Modest business tax relief should not factor into governor's veto
Growth in profits and enterprise value will shrink or eliminate the gap entirely
New Hampshire's House and Senate are poised to pass a new, two-year $11.35 billion state budget. It funds many initiatives important to businesses, like our community colleges and university system, which are working to graduate STEM-educated/workplace ready young people; workforce training; energy efficiency programs; roads and bridges; travel and tourism promotion; social services; and many other programs and functions of government. Included in the budget are two modest, but important provisions that provide much-needed relief for New Hampshire businesses.

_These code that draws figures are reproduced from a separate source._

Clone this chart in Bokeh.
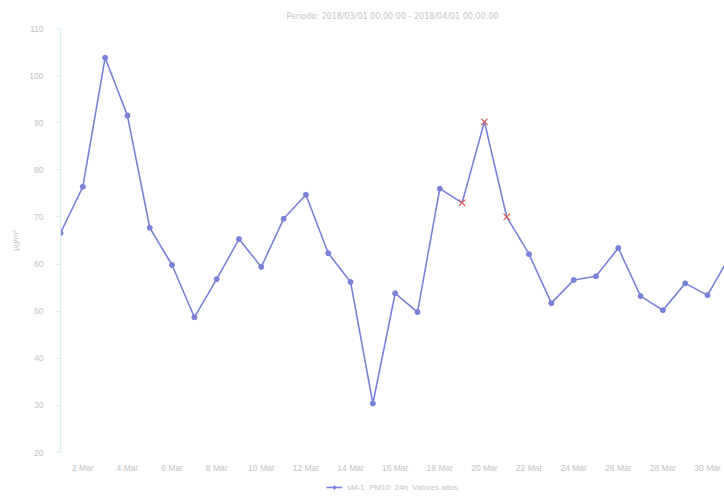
from bokeh.plotting import figure
from bokeh.models import Range1d, FixedTicker, Legend, LegendItem
from bokeh.layouts import column
from bokeh.embed import file_html
from bokeh.resources import INLINE

days = list(range(1, 32))
pm10 = [66.6, 76.4, 103.8, 91.5, 67.7, 59.8, 48.7, 56.8, 65.3, 59.4,
        69.6, 74.7, 62.3, 56.2, 30.4, 53.8, 49.8, 76.0, 73.0, 90.2,
        70.0, 62.1, 51.7, 56.6, 57.4, 63.4, 53.2, 50.2, 55.9, 53.4, 61.7]
high_days = [19, 20, 21]
high_vals = [73.0, 90.2, 70.0]
tick_days = list(range(2, 31, 2))
tick_labels = [f"{d} Mar" for d in tick_days]
y_ticks = [20, 30, 40, 50, 60, 70, 80, 90, 100, 110]

TXT = "#c4c4c4"
LINE = "#7a82d8"
RED = "#e06060"
NAN = float("nan")

p = figure(width=724, height=476, output_backend="svg", toolbar_location=None,
           x_range=Range1d(1, 30.76), y_range=Range1d(20, 110),
           min_border_left=60, min_border_right=0, min_border_top=28, min_border_bottom=24,
           title="Periodo: 2018/03/01 00:00:00 - 2018/04/01 00:00:00")
p.outline_line_color = None
p.title.align = "center"
p.title.vertical_align = "top"
p.title.text_font_size = "8px"
p.title.text_font_style = "normal"
p.title.text_color = TXT
p.title.text_font = "DejaVu Sans"
p.title.standoff = 12

p.xgrid.grid_line_color = None
p.ygrid.grid_line_color = None

p.xaxis.ticker = FixedTicker(ticks=tick_days)
p.xaxis.major_label_overrides = {d: l for d, l in zip(tick_days, tick_labels)}
p.xaxis.axis_line_color = None
p.xaxis.major_tick_line_color = None
p.xaxis.minor_tick_line_color = None
p.xaxis.major_label_text_color = TXT
p.xaxis.major_label_text_font_size = "8.5px"
p.xaxis.major_label_standoff = 4

p.yaxis.ticker = FixedTicker(ticks=y_ticks)
p.yaxis.axis_line_color = "#d6eff3"
p.yaxis.major_tick_line_color = "#d6eff3"
p.yaxis.major_tick_out = 4
p.yaxis.major_tick_in = 0
p.yaxis.minor_tick_line_color = None
p.yaxis.major_label_text_color = TXT
p.yaxis.major_label_text_font_size = "8.5px"
p.yaxis.major_label_standoff = 13
p.yaxis.axis_label = "µg/m³"
p.yaxis.axis_label_text_color = TXT
p.yaxis.axis_label_text_font_size = "8px"
p.yaxis.axis_label_text_font_style = "normal"
p.yaxis.axis_label_standoff = 6

normal_days = [d for d in days if d not in high_days]
normal_vals = [v for d, v in zip(days, pm10) if d not in high_days]

p.line(days, pm10, line_color=LINE, line_width=1.6)
p.scatter(normal_days, normal_vals, marker="circle", size=5, fill_color=LINE, line_color=LINE)
p.scatter(high_days, high_vals, marker="x", size=9, line_color=RED, line_width=1.2)

# legend strip below the chart (glyphs with no visible data, only for the legend key)
q = figure(width=724, height=22, output_backend="svg", toolbar_location=None,
           min_border=0, x_range=Range1d(0, 1), y_range=Range1d(0, 1))
q.axis.visible = False
q.grid.visible = False
q.outline_line_color = None
lg_line = q.line([NAN, NAN], [NAN, NAN], line_color=LINE, line_width=1.6)
lg_pts = q.scatter([NAN], [NAN], marker="diamond", size=8, fill_color=LINE, line_color=LINE)
legend = Legend(items=[LegendItem(label="sM-1  PM10  24h  Valores altos", renderers=[lg_line, lg_pts])],
                orientation="horizontal", location="center",
                label_text_font_size="8px", label_text_color=TXT,
                glyph_width=16, glyph_height=10, label_height=10,
                padding=2, margin=0, spacing=0,
                border_line_color=None, background_fill_alpha=0)
q.add_layout(legend)

open("out.html", "w").write(file_html(column(p, q, spacing=0), INLINE))
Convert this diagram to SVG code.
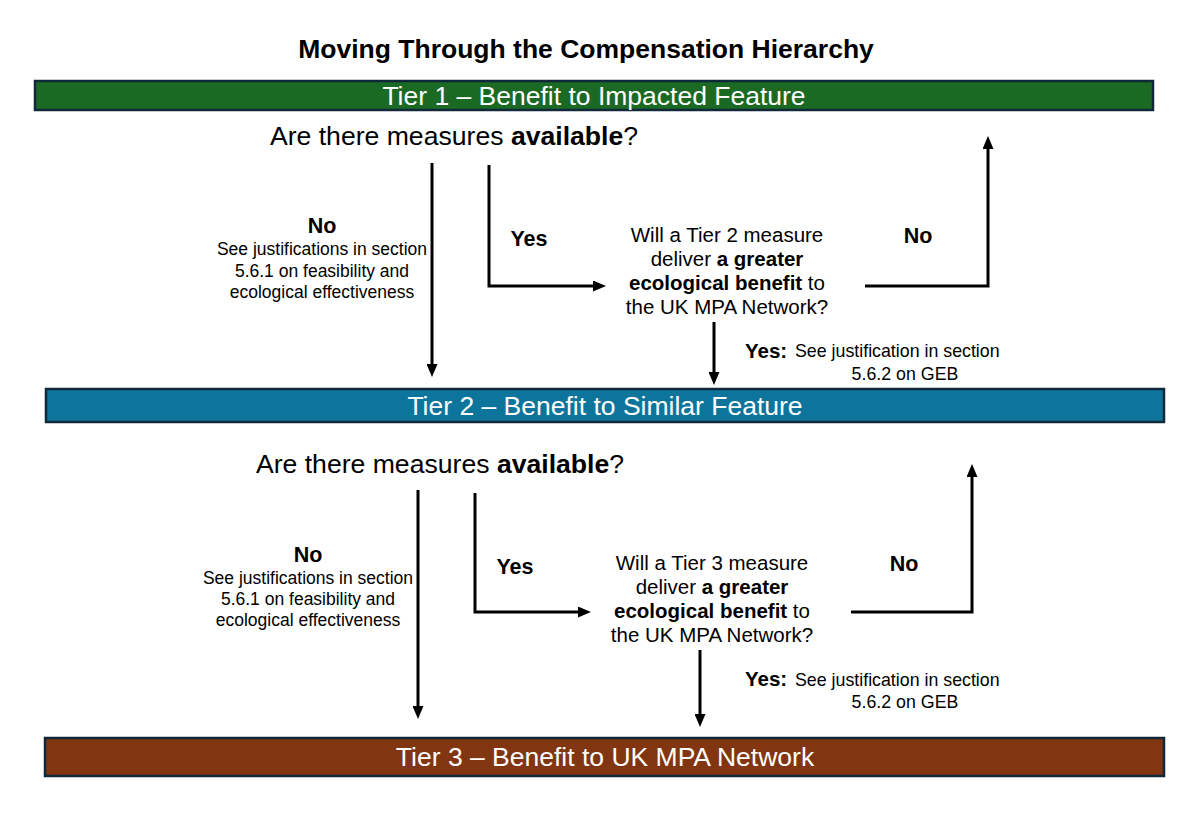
<svg xmlns="http://www.w3.org/2000/svg" width="1202" height="816" viewBox="0 0 1202 816">
<style>
text{font-family:"Liberation Sans",Arial,sans-serif;fill:#000}
.title{font-size:26.5px;font-weight:bold;text-anchor:middle}
.bar{stroke:#10283a;stroke-width:2.5}
.barText{font-size:26.5px;fill:#fff;text-anchor:middle}
.q{font-size:26.6px;text-anchor:middle}
.b{font-weight:bold}
.lbl{font-size:21.5px;font-weight:bold;text-anchor:middle}
.note{font-size:17.5px;text-anchor:middle}
.qs{font-size:20.5px;text-anchor:middle}
.yn{font-size:20.5px;font-weight:bold}
.js{font-size:17.8px}
.conn{fill:none;stroke:#000;stroke-width:3;marker-end:url(#arr)}
</style>
<defs>
<marker id="arr" markerUnits="userSpaceOnUse" markerWidth="13" markerHeight="11" refX="8" refY="5.5" orient="auto">
<path d="M0,0 L13,5.5 L0,11 z" fill="#000"/>
</marker>
</defs>
<rect width="1202" height="816" fill="#fff"/>
<text class="title" x="586" y="58">Moving Through the Compensation Hierarchy</text>

<g id="tier1">
<rect class="bar" x="35" y="81" width="1118" height="29" fill="#1b6a24"/>
<text class="barText" x="594" y="105">Tier 1 – Benefit to Impacted Feature</text>
</g>
<g id="q1">
<text class="q" x="454" y="145">Are there measures <tspan class="b">available</tspan>?</text>
</g>
<g id="no1">
<text class="lbl" x="322" y="233">No</text>
<text class="note" x="322" y="255">See justifications in section</text>
<text class="note" x="322" y="277">5.6.1 on feasibility and</text>
<text class="note" x="322" y="298">ecological effectiveness</text>
</g>
<g id="yes1"><text class="lbl" x="529" y="246">Yes</text></g>
<g id="greater1">
<text class="qs" x="727" y="242">Will a Tier 2 measure</text>
<text class="qs" x="727" y="266">deliver <tspan class="b">a greater</tspan></text>
<text class="qs" x="727" y="290"><tspan class="b">ecological benefit</tspan> to</text>
<text class="qs" x="727" y="314">the UK MPA Network?</text>
</g>
<g id="no1r"><text class="lbl" x="918" y="243">No</text></g>
<g id="yes1d">
<text class="yn" x="745" y="358">Yes:</text>
<text class="js" x="795" y="357">See justification in section</text>
<text class="js" x="905" y="380" text-anchor="middle">5.6.2 on GEB</text>
</g>

<g id="tier2">
<rect class="bar" x="46" y="389" width="1118" height="33" fill="#0d749c"/>
<text class="barText" x="605" y="415">Tier 2 – Benefit to Similar Feature</text>
</g>
<g id="q2">
<text class="q" x="440" y="473">Are there measures <tspan class="b">available</tspan>?</text>
</g>
<g id="no2">
<text class="lbl" x="308" y="562">No</text>
<text class="note" x="308" y="584">See justifications in section</text>
<text class="note" x="308" y="605">5.6.1 on feasibility and</text>
<text class="note" x="308" y="626">ecological effectiveness</text>
</g>
<g id="yes2"><text class="lbl" x="515" y="574">Yes</text></g>
<g id="greater2">
<text class="qs" x="712" y="570">Will a Tier 3 measure</text>
<text class="qs" x="712" y="594">deliver <tspan class="b">a greater</tspan></text>
<text class="qs" x="712" y="618"><tspan class="b">ecological benefit</tspan> to</text>
<text class="qs" x="712" y="642">the UK MPA Network?</text>
</g>
<g id="no2r"><text class="lbl" x="904" y="571">No</text></g>
<g id="yes2d">
<text class="yn" x="745" y="686">Yes:</text>
<text class="js" x="795" y="686">See justification in section</text>
<text class="js" x="905" y="708" text-anchor="middle">5.6.2 on GEB</text>
</g>

<g id="tier3">
<rect class="bar" x="45" y="738" width="1119" height="38" fill="#813511"/>
<text class="barText" x="605" y="766">Tier 3 – Benefit to UK MPA Network</text>
</g>

<g id="connectors">
<path class="conn" d="M432,163 V372"/>
<path class="conn" d="M489,165 V286 H601"/>
<path class="conn" d="M865,286 H988 V141"/>
<path class="conn" d="M714,322 V380"/>
<path class="conn" d="M418,490 V714"/>
<path class="conn" d="M475,493 V612 H586"/>
<path class="conn" d="M851,612 H972 V469"/>
<path class="conn" d="M700,650 V722"/>
</g>
</svg>
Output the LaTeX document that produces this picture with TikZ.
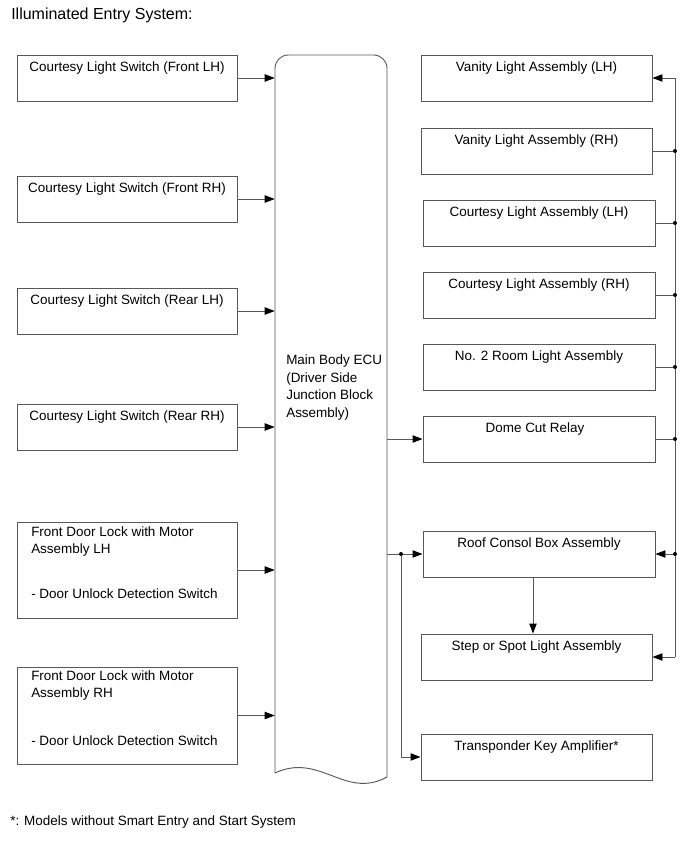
\documentclass[tikz,border=0pt]{standalone}
\usepackage{fontspec}
\setmainfont{Liberation Sans}
\usetikzlibrary{arrows.meta,fit,calc}
\begin{document}
\begin{tikzpicture}[x=0.75pt,y=-0.75pt,
  every node/.style={font=\fontsize{10.1}{13.3}\selectfont, inner sep=0pt},
  boxsty/.style={draw=black!65, line width=0.7pt, rectangle, inner sep=0pt},
  txt/.style={anchor=base},
  ltxt/.style={anchor=base west},
  wire/.style={draw=black!65, line width=0.7pt},
  arr/.style={wire, -{Triangle[length=7.5pt,width=5.5pt,color=black]}},
  dot/.style={circle, fill=black, minimum size=3pt, inner sep=0pt}]
\useasboundingbox (0,0) rectangle (690,853);

% title and footnote
\node[ltxt, font=\fontsize{12}{14}\selectfont] (title) at (11,19) {Illuminated Entry System:};
\node[ltxt] (foot) at (10,825) {*: Models without Smart Entry and Start System};

% left boxes
\node[boxsty, fit={(17,55)(237,101)}] (L1) {};
\node[txt] (L1t) at ($(L1.north)+(0,17)$) {Courtesy Light Switch (Front LH)};
\node[boxsty, fit={(17,176)(237,222)}] (L2) {};
\node[txt] (L2t) at ($(L2.north)+(0,17)$) {Courtesy Light Switch (Front RH)};
\node[boxsty, fit={(17,288)(237,334)}] (L3) {};
\node[txt] (L3t) at ($(L3.north)+(0,17)$) {Courtesy Light Switch (Rear LH)};
\node[boxsty, fit={(17,404)(237,450)}] (L4) {};
\node[txt] (L4t) at ($(L4.north)+(0,17)$) {Courtesy Light Switch (Rear RH)};
\node[boxsty, fit={(17,522)(237,618)}] (L5) {};
\node[ltxt] (L5a) at (31,536) {Front Door Lock with Motor};
\node[ltxt] (L5b) at (31,553) {Assembly LH};
\node[ltxt] (L5s) at (31,598) {- Door Unlock Detection Switch};
\node[boxsty, fit={(17,667)(237,764)}] (L6) {};
\node[ltxt] (L6a) at (31,680) {Front Door Lock with Motor};
\node[ltxt] (L6b) at (31,697) {Assembly RH};
\node[ltxt] (L6s) at (31,745) {- Door Unlock Detection Switch};

% ECU
\draw[wire] (275,773) [rounded corners=10pt] -- (275,55) -- (387,55) [sharp corners] -- (387,777)
  .. controls (345,800) and (320,752) .. (275,773);
\node[fit={(275,55)(387,773)}] (ecu) {};
\node[ltxt] (ecu1) at (286,364) {Main Body ECU};
\node[ltxt] (ecu2) at (286,382) {(Driver Side};
\node[ltxt] (ecu3) at (286,399.5) {Junction Block};
\node[ltxt] (ecu4) at (286,417) {Assembly)};

% right boxes
\node[boxsty, fit={(421,55)(652,101)}] (R1) {};
\node[txt] (R1t) at ($(R1.north)+(0,17)$) {Vanity Light Assembly (LH)};
\node[boxsty, fit={(421,128)(652,174)}] (R2) {};
\node[txt] (R2t) at ($(R2.north)+(0,17)$) {Vanity Light Assembly (RH)};
\node[boxsty, fit={(423,200)(655,246)}] (R3) {};
\node[txt] (R3t) at ($(R3.north)+(0,17)$) {Courtesy Light Assembly (LH)};
\node[boxsty, fit={(423,272)(655,318)}] (R4) {};
\node[txt] (R4t) at ($(R4.north)+(0,17)$) {Courtesy Light Assembly (RH)};
\node[boxsty, fit={(423,344)(655,390)}] (R5) {};
\node[txt] (R5t) at ($(R5.north)+(0,17)$) {No. 2 Room Light Assembly};
\node[boxsty, fit={(423,416)(655,462)}] (R6) {};
\node[txt] (R6t) at ($(R6.north)+(-4,17)$) {Dome Cut Relay};
\node[boxsty, fit={(423,531)(655,577)}] (R7) {};
\node[txt] (R7t) at ($(R7.north)+(0,17)$) {Roof Consol Box Assembly};
\node[boxsty, fit={(421,634)(652,680)}] (R8) {};
\node[txt] (R8t) at ($(R8.north)+(0,17)$) {Step or Spot Light Assembly};
\node[boxsty, fit={(421,734)(652,780)}] (R9) {};
\node[txt] (R9t) at ($(R9.north)+(0,17)$) {Transponder Key Amplifier*};

% inputs to ECU
\foreach \n in {L1,L2,L3,L4,L5,L6}
  \draw[arr] (\n.east) -- (\n.east -| ecu.west);

% ECU outputs
\draw[arr] (R6.west -| ecu.east) -- (R6.west);
\coordinate (sp) at (401,554);
\draw[arr] (R7.west -| ecu.east) -- (R7.west);
\node[dot] (spd) at (R7.west -| sp) {};
\draw[arr] (spd) |- (R9.west);

% roof -> step
\coordinate (rs) at ($(R7.south)+(-6,0)$);
\draw[arr] (rs) -- (rs |- R8.north);

% right bus
\coordinate (btop) at (675,78);
\coordinate (bbot) at (675,657);
\draw[wire] (R1.east -| btop) -- (R8.east -| bbot);
\draw[arr] (R1.east -| btop) -- (R1.east);
\draw[arr] (R8.east -| bbot) -- (R8.east);
\foreach \n in {R2,R3,R4,R5,R6} {
  \draw[wire] (\n.east) -- (\n.east -| btop);
  \node[dot] at (\n.east -| btop) {};
}
\node[dot] (r7d) at (R7.east -| btop) {};
\draw[arr] (r7d) -- (R7.east);
\end{tikzpicture}
\end{document}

The provisions to which I refer are reductions to New Hampshire's business taxes, the business profits tax (BPT, which is the state's corporate income tax) and the business enterprise tax (BET, which is primarily a payroll tax). Taken together, these two revenue sources are by far the largest source of operating funds for the state, more than $1.1 billion, according to official House and Senate revenue estimates. That's right. Over the next two years, employers like me will pay the state of New Hampshire more than a billion dollars in tax revenue.
If New Hampshire's business tax rates were in line with other states around the country, this probably wouldn't be such a big issue. However, the fact is, New Hampshire's business tax rates are not competitive with other states. According to non-partisan organizations like the Tax Foundation, New Hampshire's BPT rate of 8.5 percent is among the highest corporate income tax rates in the country. To make matters worse, there is no other tax in the country like the BET. At a rate of .75 percent of payroll, it is unique to New Hampshire.
Leaders in the New Hampshire House and Senate have recognized that these high business tax rates are a drag on our economy and put employers here at a competitive disadvantage, relative to businesses located in other states with lower tax rates. With high electricity costs (the highest in the contiguous U.S.), high healthcare and workers' compensation insurance costs, and high labor costs, New Hampshire is already a difficult environment for employers to maintain and grow a successful business. Our high business tax rates, on top of these other high costs, are making New Hampshire a less-than-desired place for business growth or relocation from other areas.
The plan legislative budget writers came up with to lower business taxes is very modest: a decrease in the BPT from 8.5 percent to 7.9 percent and a decrease in the BET from .75 percent to .675 percent, phased in over a three-year period beginning in 2016.
This measured, phased-in approach is deliberate. Like everyone else, businesses benefit from state-funded programs. Good roads and bridges, an educated and healthy workforce, and a clean, safe environment are important to everyone. Making drastic and severe cuts could affect all of these important state priorities and more. No responsible business leader wants to see that happen. The reality is, New Hampshire's own Department of Revenue estimates that lowering these onerous business taxes will reduce state revenues by $23.2 million over the next two fiscal years. In an $11.35 billion budget (with more than $1.1 billion coming directly from business taxes), these modest reductions in business tax rates and correspondingly modest projected tax impact on state revenues is simply "a drop in the bucket."
That's why many business leaders were surprised to hear Gov. Maggie Hassan call these modest tax reductions "unpaid-for tax cuts to big corporations, mostly headquartered out-of-state, that will create a more than $90 million hole in the budget and put corporate special interest ahead of New Hampshire's families…" The modest reductions in the BET will primarily benefit small businesses, like mine, throughout the state. Reductions in the BPT will benefit companies that provide tens of thousands of well-paying, important jobs regardless of their headquarter's location (BAE Systems, Fidelity Investments, Liberty Mutual Insurance, Velcro, Lindt & Sprungli, Hypertherm, Sig Sauer, Highliner Foods and many others). And the budget "hole" in the next budget is not $90 million as the governor states, but $23.2 million. Interestingly, the governor’s gap assumes no growth in profits or enterprise value. This is not realistic. Growth in profits and enterprise value will shrink or eliminate the gap entirely.
No state budget will ever meet everyone's expectations, including the governor's. However, the modest tax reductions included in this budget should not factor into the governor's "veto-or-not-to-veto" decision. Tax relief to New Hampshire employers, small and large, is long overdue.
Val Zanchuk is president of Graphicast, a precision metal parts maker located in Jaffrey. He is chair-elect of the board of directors of the Business and Industry Association, New Hampshire's statewide chamber of commerce and leading business advocate.